Ese es el material que, en 1989, años antes incluso de la muerte de Asimov y del encargo de esta Segunda trilogía de La Fundación, formaba parte del universo temático de Benford. Desde esta novela, se incorpora con pleno derecho al mundo asimoviano de La Fundación donde, evidentemente, va a tener un desarrollo final distinto del que imaginó Benford en 1989.

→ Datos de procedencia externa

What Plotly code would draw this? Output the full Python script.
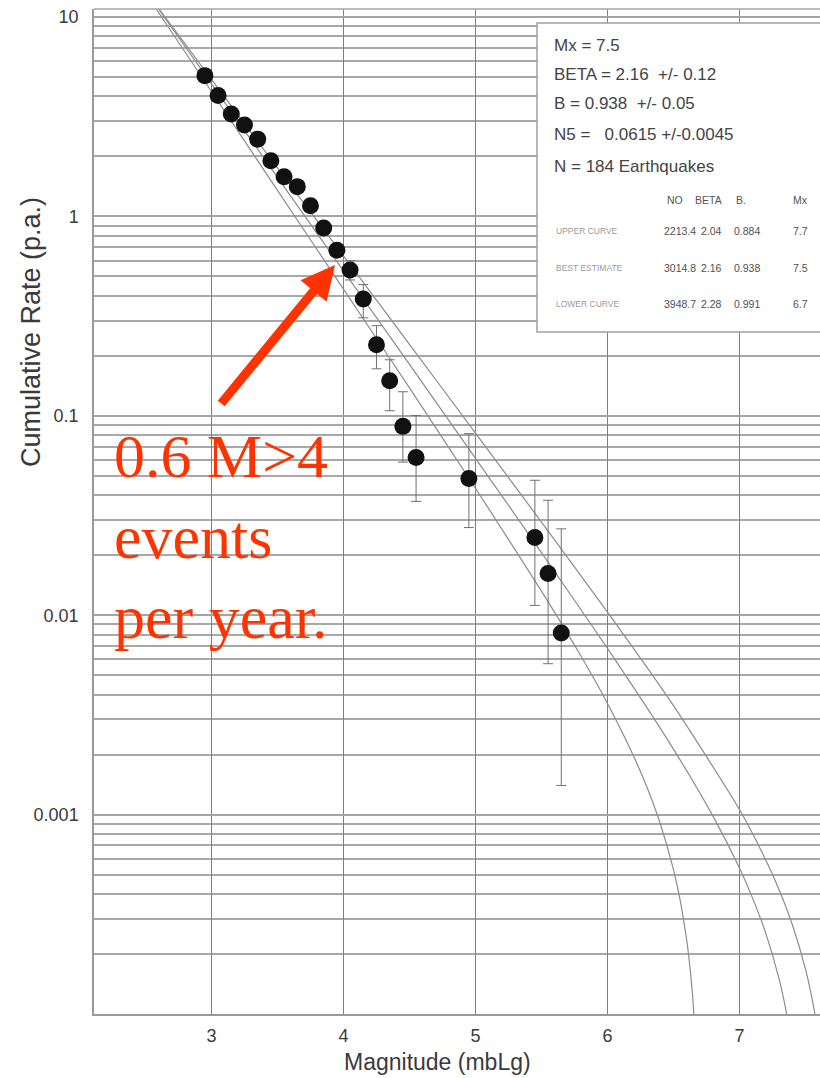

Pero este no es el único ejemplo que Ilustra la compleja manera en que los universos narrativos de Asimov y Benford se entremezclan en El temor de La Fundación. Por ejemplo, en 1995, Gregory Benford quedó finalista en el Premio UPC de ciencia ficción con una novela corta titulada Inmersión, aparecida después, en marzo de 1996, en la revista SF Age. Pues bien, en esa novela, que también fue finalista del Premio Hugo de 1997, Benford especulaba con humanos que «entraban» en la mente de chimpancés gracias a una nueva tecnología. Es un desarrollo parecido al de la parte quinta de El temor de La Fundación, que aquí lleva por título Panucopia, y en la cual un Hari Seldon turista se divierte (es un decir…) «entrando» en la mente de un curioso primate del planeta Panucopia.

En definitiva, El temor de La Fundación es una obra que, desde el mundo estilístico y temático de Benford, se acerca al universo narrativo asimoviano, patrimonio indiscutible de la ciencia ficción mundial.

En la misma vena personal y al mismo tiempo respetuosa con el legado de Asimov se mantiene el resto de esta Segunda trilogía de La Fundación, una obra llamada a hacer historia en la narrativa especulativa de la mejor ciencia ficción actual, Que ustedes la disfruten.